Le journal local, Amherst Record, deux semaines après l'enterrement, fait le portrait d'un petit saint à vélo qui, traversant le village, accostait chaque passant pour lui parler avec gravité. Les adultes qui le rencontraient se portaient d'instinct « au plus haut d'eux-mêmes », faisant prendre l'air à leur âme du dimanche, celle qui ne sort presque jamais.

 

Il n'y a pas de saint sans quelque secrète délinquance. L'enfant aimait voler des roses dans le jardin de sa tante. Emily, découvrant un jour la trace de ses pas dans une plate-bande, emprunta à Dieu son humour et à son père ses manières de juriste : elle alla discrètement chercher les bottes de l'enfant, les cira, les posa sur un plateau d'argent, les remplit de fleurs fraîches et fit porter le tout au cambrioleur des roses, dans la maison voisine, avec sa carte de visite.

 

En mourant le petit Gilbert s'est agrippé à l'âme d'Emily comme pour ralentir une chute on s'accroche à une nappe, renversant ce qui se trouve sur la table.
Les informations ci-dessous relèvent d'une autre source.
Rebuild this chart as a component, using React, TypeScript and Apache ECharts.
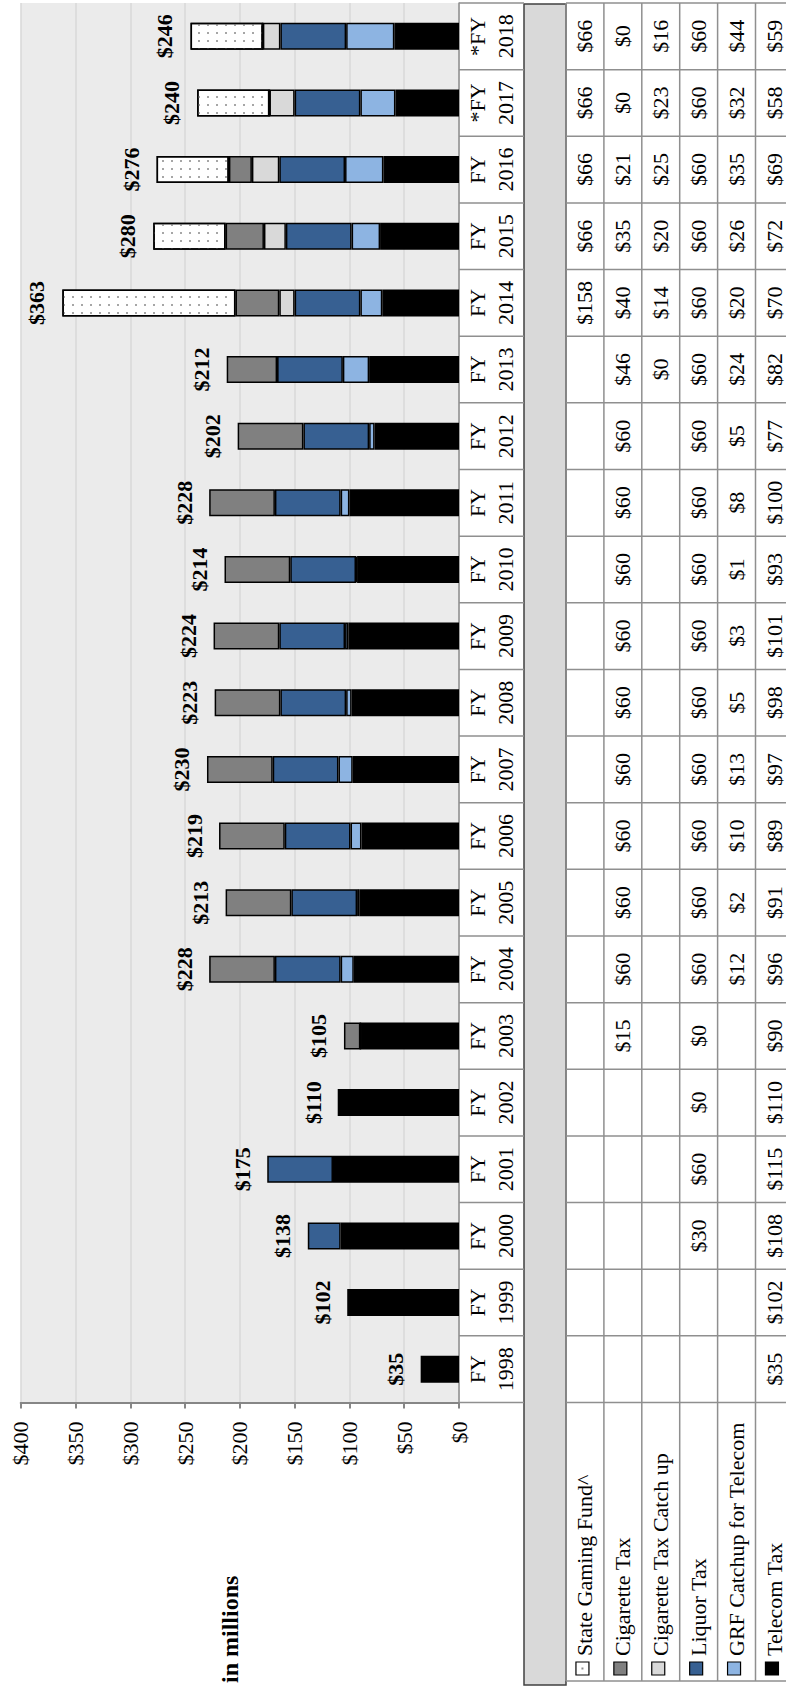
import React, { useEffect, useRef } from "react";
import * as echarts from "echarts";

const categories = [
  "FY 1998", "FY 1999", "FY 2000", "FY 2001", "FY 2002", "FY 2003", "FY 2004",
  "FY 2005", "FY 2006", "FY 2007", "FY 2008", "FY 2009", "FY 2010", "FY 2011",
  "FY 2012", "FY 2013", "FY 2014", "FY 2015", "FY 2016", "*FY 2017", "*FY 2018",
];

const stateGamingFund = [null, null, null, null, null, null, null, null, null, null, null, null, null, null, null, null, 158, 66, 66, 66, 66];
const cigaretteTax = [null, null, null, null, null, 15, 60, 60, 60, 60, 60, 60, 60, 60, 60, 46, 40, 35, 21, 0, 0];
const cigaretteTaxCatchUp = [null, null, null, null, null, null, null, null, null, null, null, null, null, null, null, 0, 14, 20, 25, 23, 16];
const liquorTax = [null, null, 30, 60, 0, 0, 60, 60, 60, 60, 60, 60, 60, 60, 60, 60, 60, 60, 60, 60, 60];
const grfCatchupForTelecom = [null, null, null, null, null, null, 12, 2, 10, 13, 5, 3, 1, 8, 5, 24, 20, 26, 35, 32, 44];
const telecomTax = [35, 102, 108, 115, 110, 90, 96, 91, 89, 97, 98, 101, 93, 100, 77, 82, 70, 72, 69, 58, 59];
const totals = [35, 102, 138, 175, 110, 105, 228, 213, 219, 230, 223, 224, 214, 228, 202, 212, 363, 280, 276, 240, 246];

const valueTicks = { min: 0, max: 400, interval: 50 };
const axisTitle = "in millions";

const SERIF = "Liberation Serif";

// table order (left to right in the picture)
const tableRows = [
  { name: "State Gaming Fund^", data: stateGamingFund, color: "#ffffff", dotted: true },
  { name: "Cigarette Tax", data: cigaretteTax, color: "#808080" },
  { name: "Cigarette Tax Catch up", data: cigaretteTaxCatchUp, color: "#d9d9d9" },
  { name: "Liquor Tax", data: liquorTax, color: "#376092" },
  { name: "GRF Catchup for Telecom", data: grfCatchupForTelecom, color: "#8db4e2" },
  { name: "Telecom Tax", data: telecomTax, color: "#000000" },
];

export default function App() {
  const ref = useRef<HTMLDivElement>(null);

  useEffect(() => {
    const el = ref.current!;
    const chart = echarts.init(el, null, { renderer: "svg" });
    const W = 786;
    const H = 1687;
    const gridLeft = 20.7;
    const gridRight = 327;
    const gridTop = 3;
    const gridBottom = 284.5;
    const plotRight = W - gridRight; // 459

    const stackOrder = [...tableRows].reverse();

    const series: any[] = stackOrder.map((r) => ({
      name: r.name,
      type: "bar",
      stack: "total",
      data: r.data,
      barWidth: 27,
      barGap: "-100%",
      itemStyle: {
        color: r.color,
        borderColor: "#000000",
        borderWidth: 1.5,
        decal: r.dotted
          ? {
              symbol: "rect",
              symbolSize: 1,
              color: "#a6a6a6",
              dashArrayX: [1.3, 6.3],
              dashArrayY: [1.3, 5.2],
            }
          : undefined,
      },
      silent: true,
    }));

    series.push({
      name: "Total",
      type: "bar",
      data: totals,
      barWidth: 27,
      barGap: "-100%",
      itemStyle: { color: "rgba(0,0,0,0)", borderWidth: 0 },
      silent: true,
      z: 1,
      label: {
        show: true,
        position: "left",
        distance: 14,
        rotate: 90,
        align: "center",
        verticalAlign: "bottom",
        formatter: (p: any) => "$" + p.value,
        fontFamily: SERIF,
        fontWeight: "bold",
        fontSize: 22,
        color: "#000000",
      },
    });

    const option: any = {
      animation: false,
      grid: {
        left: gridLeft,
        right: gridRight,
        top: gridTop,
        bottom: gridBottom,
        show: true,
        backgroundColor: "#ebebeb",
        borderWidth: 0,
      },
      xAxis: {
        type: "value",
        inverse: true,
        min: valueTicks.min,
        max: valueTicks.max,
        interval: valueTicks.interval,
        axisLine: { show: true, lineStyle: { color: "#868686", width: 2 } },
        axisTick: { show: true, length: 6, lineStyle: { color: "#868686", width: 2 } },
        splitLine: { show: true, lineStyle: { color: "#d9d9d9", width: 1.5 } },
        axisLabel: {
          rotate: 90,
          margin: 19,
          fontFamily: SERIF,
          fontSize: 22,
          color: "#000000",
          formatter: (v: number) => "$" + v,
        },
      },
      yAxis: {
        type: "category",
        data: categories,
        position: "right",
        axisLine: { show: true, lineStyle: { color: "#8f8f8f", width: 1.5 } },
        axisTick: { show: false },
        axisLabel: { show: false },
        splitLine: { show: false },
      },
      series,
    };

    chart.setOption(option);

    // table drawn from category positions of the axis
    const centers = categories.map((c) => chart.convertToPixel({ yAxisIndex: 0 }, c) as number);
    const band = Math.abs(centers[1] - centers[0]);

    const catColRight = 524;
    const grayLeft = 524;
    const grayRight = 566;
    const colW = 37.9;
    const colEdges = [0, 1, 2, 3, 4, 5, 6].map((k) => grayRight + k * colW);
    const colCenters = tableRows.map((_, k) => grayRight + (k + 0.5) * colW);
    const tableTop = gridTop;
    const legendBottom = 1681;
    const lineColor = "#8f8f8f";

    const g: any[] = [];

    // gray separator band
    g.push({
      type: "rect",
      shape: { x: grayLeft, y: tableTop + 1, width: grayRight - grayLeft, height: 1685 - tableTop - 1 },
      style: { fill: "#d9d9d9", stroke: "#404040", lineWidth: 1.5 },
      z: 10,
    });

    // white background for table cells
    g.push({
      type: "rect",
      shape: { x: grayRight, y: tableTop, width: W - grayRight, height: legendBottom - tableTop },
      style: { fill: "#ffffff" },
      z: 9,
    });

    // horizontal boundaries
    const bounds: number[] = [];
    centers.forEach((c) => bounds.push(c + band / 2));
    bounds.push(centers[centers.length - 1] - band / 2);
    bounds.forEach((b) => {
      g.push({ type: "line", shape: { x1: plotRight, y1: b, x2: catColRight, y2: b }, style: { stroke: lineColor, lineWidth: 1.5 }, z: 11 });
      g.push({ type: "line", shape: { x1: grayRight, y1: b, x2: W, y2: b }, style: { stroke: lineColor, lineWidth: 1.5 }, z: 11 });
    });
    g.push({ type: "line", shape: { x1: grayRight, y1: legendBottom, x2: W, y2: legendBottom }, style: { stroke: lineColor, lineWidth: 1.5 }, z: 11 });

    // vertical lines
    colEdges.forEach((x) => {
      if (x < W) {
        g.push({ type: "line", shape: { x1: x, y1: tableTop, x2: x, y2: legendBottom }, style: { stroke: lineColor, lineWidth: 1.5 }, z: 11 });
      }
    });

    // category labels
    categories.forEach((c, i) => {
      const parts = c.split(" ");
      g.push({
        type: "text",
        x: (plotRight + catColRight) / 2,
        y: centers[i],
        rotation: Math.PI / 2,
        style: {
          text: parts[0] + "\n" + parts[1],
          align: "center",
          verticalAlign: "middle",
          fontFamily: SERIF,
          fontSize: 22,
          lineHeight: 28,
          fill: "#000000",
        },
        z: 12,
      });
    });

    // data cells
    tableRows.forEach((r, k) => {
      r.data.forEach((v, i) => {
        if (v === null || v === undefined) return;
        g.push({
          type: "text",
          x: colCenters[k],
          y: centers[i],
          rotation: Math.PI / 2,
          style: {
            text: "$" + v,
            align: "center",
            verticalAlign: "middle",
            fontFamily: SERIF,
            fontSize: 22,
            fill: "#000000",
          },
          z: 12,
        });
      });
      // legend cell
      g.push({
        type: "rect",
        shape: { x: colCenters[k] - 9, y: 1662, width: 13, height: 13 },
        style: { fill: r.color, stroke: "#000000", lineWidth: 1.2 },
        z: 12,
      });
      if (r.dotted) {
        g.push({
          type: "rect",
          shape: { x: colCenters[k] - 3.5, y: 1667.5, width: 2, height: 2 },
          style: { fill: "#8c8c8c" },
          z: 13,
        });
      }
      g.push({
        type: "text",
        x: colCenters[k],
        y: 1656,
        rotation: Math.PI / 2,
        style: {
          text: r.name,
          align: "left",
          verticalAlign: "middle",
          fontFamily: SERIF,
          fontSize: 22,
          fill: "#000000",
        },
        z: 12,
      });
    });

    // axis title
    g.push({
      type: "text",
      x: 230,
      y: 1683,
      rotation: Math.PI / 2,
      style: {
        text: axisTitle,
        align: "left",
        verticalAlign: "middle",
        fontFamily: SERIF,
        fontSize: 24,
        fontWeight: "bold",
        fill: "#000000",
      },
      z: 12,
    });

    chart.setOption({ graphic: g });

    return () => {
      chart.dispose();
    };
  }, []);

  return (
    <div
      ref={ref}
      style={{ position: "absolute", left: 0, top: 0, width: 786, height: 1687, background: "#ffffff" }}
    />
  );
}
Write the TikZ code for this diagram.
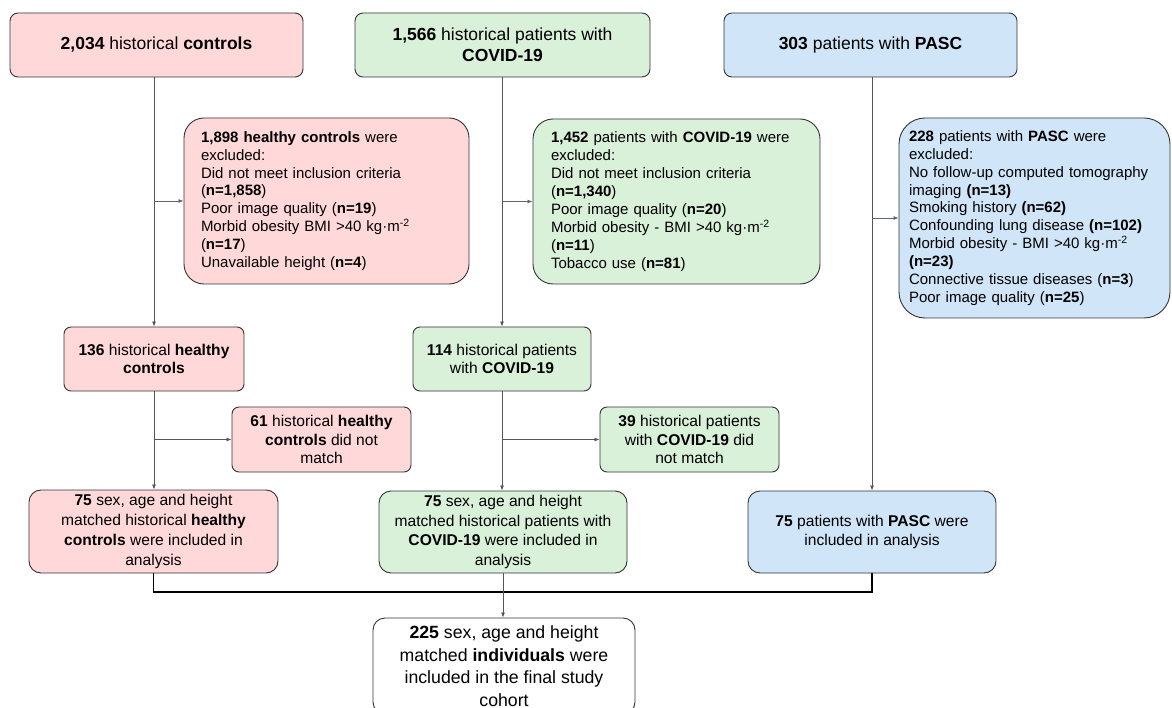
\documentclass[tikz,border=0pt]{standalone}
\usepackage{fontspec}
\setmainfont{Liberation Sans}
\usetikzlibrary{arrows.meta}
\definecolor{pinkfill}{HTML}{FFD9D9}
\definecolor{greenfill}{HTML}{D9F0D9}
\definecolor{bluefill}{HTML}{D0E5F8}
\definecolor{bordercol}{HTML}{333333}
\definecolor{linecol}{HTML}{555555}
\definecolor{branchcol}{HTML}{5A6878}
\tikzset{
  boxbase/.style={draw=bordercol, line width=0.9pt, inner sep=0pt, align=center},
  topbox/.style={boxbase, rounded corners=8pt, minimum height=64pt, font={\fontsize{17.5}{21}\selectfont}},
  exbox/.style={boxbase, rounded corners=20pt, align=left, font={\fontsize{15}{17.9}\selectfont}},
  midbox/.style={boxbase, rounded corners=7pt, font={\fontsize{15.6}{18.8}\selectfont}},
  finbox/.style={boxbase, rounded corners=12pt, font={\fontsize{17.7}{22.5}\selectfont}},
  pinkbox/.style={fill=pinkfill},
  greenbox/.style={fill=greenfill},
  bluebox/.style={fill=bluefill},
  flow/.style={draw=linecol, line width=0.8pt},
  flowarrow/.style={flow, -{Latex[length=5pt,width=4pt]}},
  brancharrow/.style={draw=branchcol, line width=0.8pt, -{Latex[length=5pt,width=4pt]}},
  joinline/.style={draw=black, line width=1.2pt}
}
\begin{document}
\begin{tikzpicture}[x=1pt,y=-1pt]
\clip (0,0) rectangle (1172,708);
\fill[white] (0,0) rectangle (1172,708);

% top row
\node[topbox, pinkbox, minimum width=293pt] (A1) at (156.5,45) {\textbf{2,034} historical \textbf{controls}};
\node[topbox, greenbox, minimum width=295pt] (B1) at (502.5,45) {\textbf{1,566} historical patients with\\\textbf{COVID-19}};
\node[topbox, bluebox, minimum width=293pt] (C1) at (870.5,45) {\textbf{303} patients with \textbf{PASC}};

% exclusion boxes
\node[exbox, pinkbox, text width=251pt, inner xsep=17pt, minimum height=166pt] (A2) at (326.5,201)
{\textbf{1,898 healthy controls} were\\
excluded:\\
Did not meet inclusion criteria\\
(\textbf{n=1,858})\\
Poor image quality (\textbf{n=19})\\
Morbid obesity BMI >40 kg·m\textsuperscript{-2}\\
(\textbf{n=17})\\
Unavailable height (\textbf{n=4})};

\node[exbox, greenbox, text width=251pt, inner xsep=18pt, minimum height=165pt] (B2) at (676.5,201.5)
{\textbf{1,452} patients with \textbf{COVID-19} were\\
excluded:\\
Did not meet inclusion criteria\\
(\textbf{n=1,340})\\
Poor image quality (\textbf{n=20})\\
Morbid obesity - BMI >40 kg·m\textsuperscript{-2}\\
(\textbf{n=11})\\
Tobacco use (\textbf{n=81})};

\node[exbox, bluebox, rounded corners=26pt, text width=251pt, inner xsep=10pt, minimum height=200pt] (C2) at (1034.5,218)
{\textbf{228} patients with \textbf{PASC} were\\
excluded:\\
No follow-up computed tomography\\
imaging \textbf{(n=13)}\\
Smoking history \textbf{(n=62)}\\
Confounding lung disease \textbf{(n=102)}\\
Morbid obesity - BMI >40 kg·m\textsuperscript{-2}\\
\textbf{(n=23)}\\
Connective tissue diseases (\textbf{n=3})\\
Poor image quality (\textbf{n=25})};

% middle boxes
\node[midbox, pinkbox, minimum width=180pt, minimum height=64pt] (A3) at (154,359)
{\textbf{136} historical \textbf{healthy}\\\textbf{controls}};
\node[midbox, greenbox, minimum width=178pt, minimum height=64pt] (B3) at (502,359)
{\textbf{114} historical patients\\with \textbf{COVID-19}};

\node[midbox, pinkbox, minimum width=179pt, minimum height=65pt] (A4) at (321.5,439.5)
{\textbf{61} historical \textbf{healthy}\\\textbf{controls} did not\\match};
\node[midbox, greenbox, minimum width=179pt, minimum height=65pt] (B4) at (689.5,439.5)
{\textbf{39} historical patients\\with \textbf{COVID-19} did\\not match};

% included boxes
\node[midbox, pinkbox, rounded corners=12pt, minimum width=249pt, minimum height=83pt, font={\fontsize{15.6}{19.8}\selectfont}] (A5) at (153.5,531.5)
{\textbf{75} sex, age and height\\matched historical \textbf{healthy}\\\textbf{controls} were included in\\analysis};
\node[midbox, greenbox, rounded corners=12pt, minimum width=248pt, minimum height=82pt, font={\fontsize{15.6}{19.8}\selectfont}] (B5) at (503,532)
{\textbf{75} sex, age and height\\matched historical patients with\\\textbf{COVID-19} were included in\\analysis};
\node[midbox, bluebox, rounded corners=12pt, minimum width=248pt, minimum height=82pt] (C5) at (872,532)
{\textbf{75} patients with \textbf{PASC} were\\included in analysis};

% final box
\node[finbox, fill=white, minimum width=262pt, minimum height=96pt] (D) at (504,666)
{\textbf{225} sex, age and height\\matched \textbf{individuals} were\\included in the final study\\cohort};

% connectors
\draw[flowarrow] (A3.north |- A1.south) -- (A3.north);
\draw[brancharrow] (A3.north |- A2.west) -- (A2.west);
\draw[flowarrow] (B3.north |- B1.south) -- (B3.north);
\draw[brancharrow] (B3.north |- B2.west) -- (B2.west);
\draw[flowarrow] (C5.north |- C1.south) -- (C5.north);
\draw[brancharrow] (C5.north |- C2.west) -- (C2.west);

\draw[flowarrow] (A3.south) -- (A5.north -| A3.south);
\draw[flowarrow] (A3.south |- A4.west) -- (A4.west);
\draw[flowarrow] (B3.south) -- (B5.north -| B3.south);
\draw[flowarrow] (B3.south |- B4.west) -- (B4.west);

\coordinate (J) at (503,592);
\draw[joinline] (A5.south) |- (J) -| (C5.south);
\draw[flow] (B5.south) -- (J);
\draw[flowarrow] (J) -- (D.north -| J);
\end{tikzpicture}
\end{document}
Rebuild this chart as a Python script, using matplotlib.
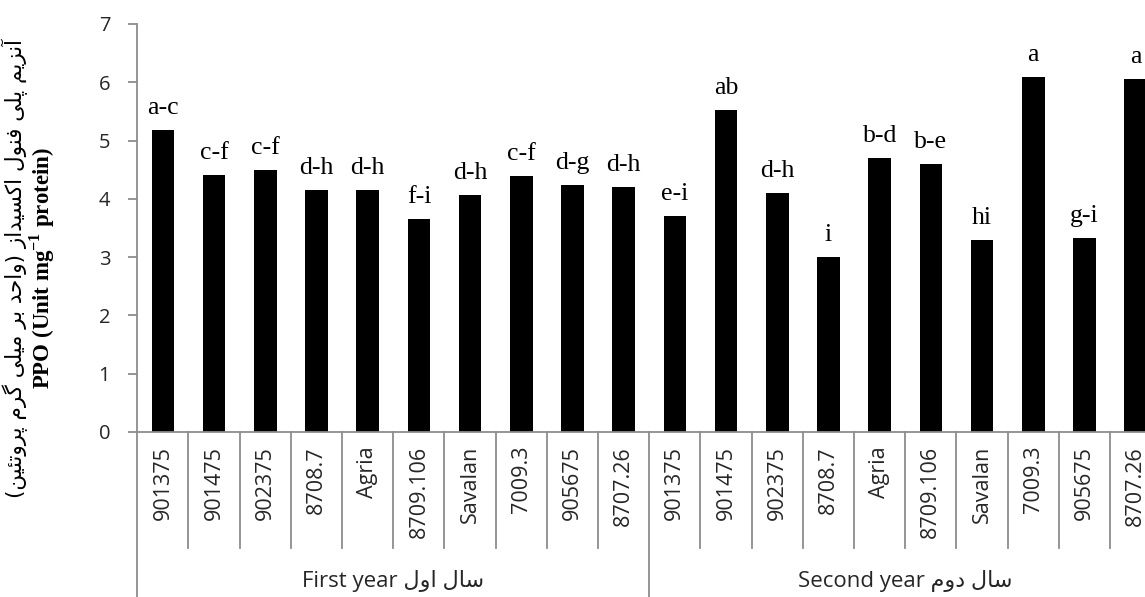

Toutes les joies d'Emily sont tombées.

 

« Chacun de nous prend le paradis dans son corps ou l'en retire, car chacun de nous possède le talent de vivre. » Mais le talent n'est que courage. Tout s'arrache désormais à un silence de plus en plus épais. De sa mère, Emily dit qu'en mourant elle lui a « filé entre les doigts » comme un flocon de neige pour rejoindre « la rafale appelée infini ». Cette rafale entre dans la chambre d'Emily de son vivant : son écriture manuscrite devient de plus en plus aérée, zébrée de vide. Le pied-de-biche de la blancheur écarte les mots puis les lettres entre les mots. La mort du juge Lord quelques mois après celle du petit Gilbert parfait ce vide. En lui arrachant ceux qu'elle aimait, Dieu a mis dans l'âme d'Emily des toxines dont elle ne sait ni ne veut se défaire. Une dépression arrive, une maladie des reins se déclare. La dame blanche fait face à la nuit noire, « assise, dit Susan, dans la lumière de son propre feu ». Elle retire, de son corps, le paradis.